On Tuesday, the Knesset approved several bills that were submitted that would make most red-blooded Americans flinch, because, you know, the bill of rights?
Here we go:
This law is based on a bill originally submitted by Gideon Sa’ar during the Bennett-Lapid government. The official initiators of this bill are: Yitzhak Kreuzer, Oded Forer, Avigdor Lieberman, Yevgeni Sova, Sharon Nir, Yulia Malinovski, Hamed Amar of the Yisrael Beytenu party.
The stated purpose is to find, fight and seize illegal weapons [that have flooded Arab society and led to armed clan wars, extortion, gun violence and murders]. But its scope goes beyond that, and we won’t be surprised when its use extends beyond the limited imaginations of its sponsors.
The law will be in place for one year.
A police officer may, without a search warrant, enter and search any house or place if reasonable suspicion has arisen that there is a weapon or an essential part of a weapon there that may be used as evidence for the commission of a crime; if failure to perform the search immediately would frustrate the purpose of the search, and it is not possible to obtain a search warrant to prevent eliminating the evidence – the search will be carried out after obtaining the permission of a police officer in the rank of superintendent and above; the approval will be documented in writing and will include the circumstances and reasons for why the search is required immediately and without a warrant.
The law extends beyond just illegal weapons, but also to devices that contain cameras, such as cellphones or home security monitors:
A reasonable suspicion has arisen that there is in the house or in a place video documentation or a camera that may be used as evidence of committing a serious crime or an offense according to sections 144(a), (b) or 340a(b) of the Penal Law, if the search is not carried out in an immediate manner would frustrate the purpose of the search, and a search warrant cannot be obtained given the need, perform the search immediately to avoid loss of, or damage to evidence.
Call it illegal search and seizure where the police are supervised by the police and not an outside body, such as the court.
If the police officer finds something else illegal that he wasn’t looking for in your home during his warrantless search, he must present it to a judge – the same judge who should have given a warrant but wasn’t asked – and the judge will decide what should be done with the item.
There’s obviously no way this law is going to be abused by the police.
Collection and Analysis of Passenger Data Entering or Leaving Israel Act 2023-2023
The head of the National Center for the Diagnosis of Passenger Data may demand from a passenger carrier information about all the passengers and flight crew on the aircraft. The data must be submitted no later than 48 hours before the time of departure; when a passenger checks in; immediately after closing the aircraft’s door so no additional passengers may embark.
If a center employee becomes suspicious about a passenger or a crew member at a later time, the carrier must provide the requested information.
The center will be independent in exercising its powers to fulfill its duties, according to the provisions of this law.

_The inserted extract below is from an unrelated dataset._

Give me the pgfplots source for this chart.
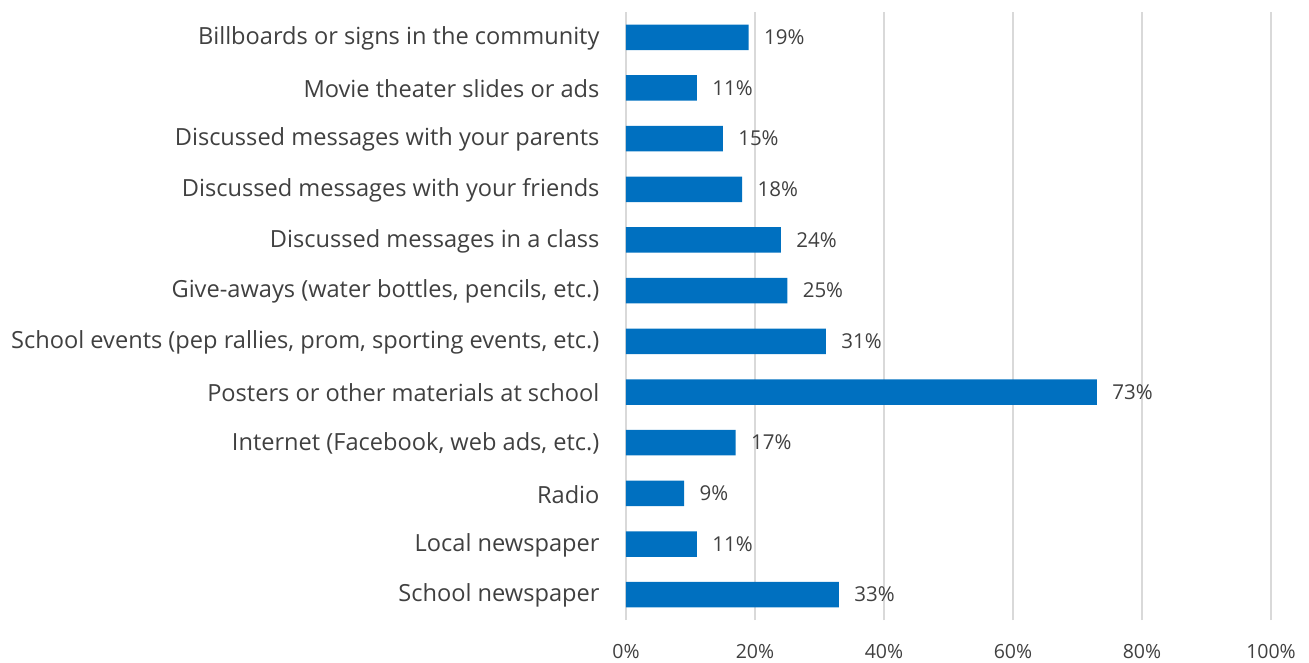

Enforcement powers – Amendment Permitting Body Search and Taking Means of Identification 5783 – 2023
The new law is based on an agreement between the governments of Israel and the United States on enhancing cooperation in preventing and combating serious crime and terrorism.
It includes among other things instructions regarding the transfer of a person’s identification information or identification data generated from his fingerprints, including any accompanying official documents which reflect it, and which were authorized by agents of the governments of Israel and the United States of America.
Were you picked up for any kind of low-level misdemeanor and fingerprinted at your local Israeli police station? The US is now entitled to receive your fingerprints without going through those needless red-tape procedures that involve the court. Things will be so much smoother from now on.
Israelis never really caught on to the concept that increased security always comes at the price of lost liberty. But still, one would think a country up in arms against judicial reforms that actually strengthen democracy, would manage to hold a protest or two against laws that could strike at their basic civil rights.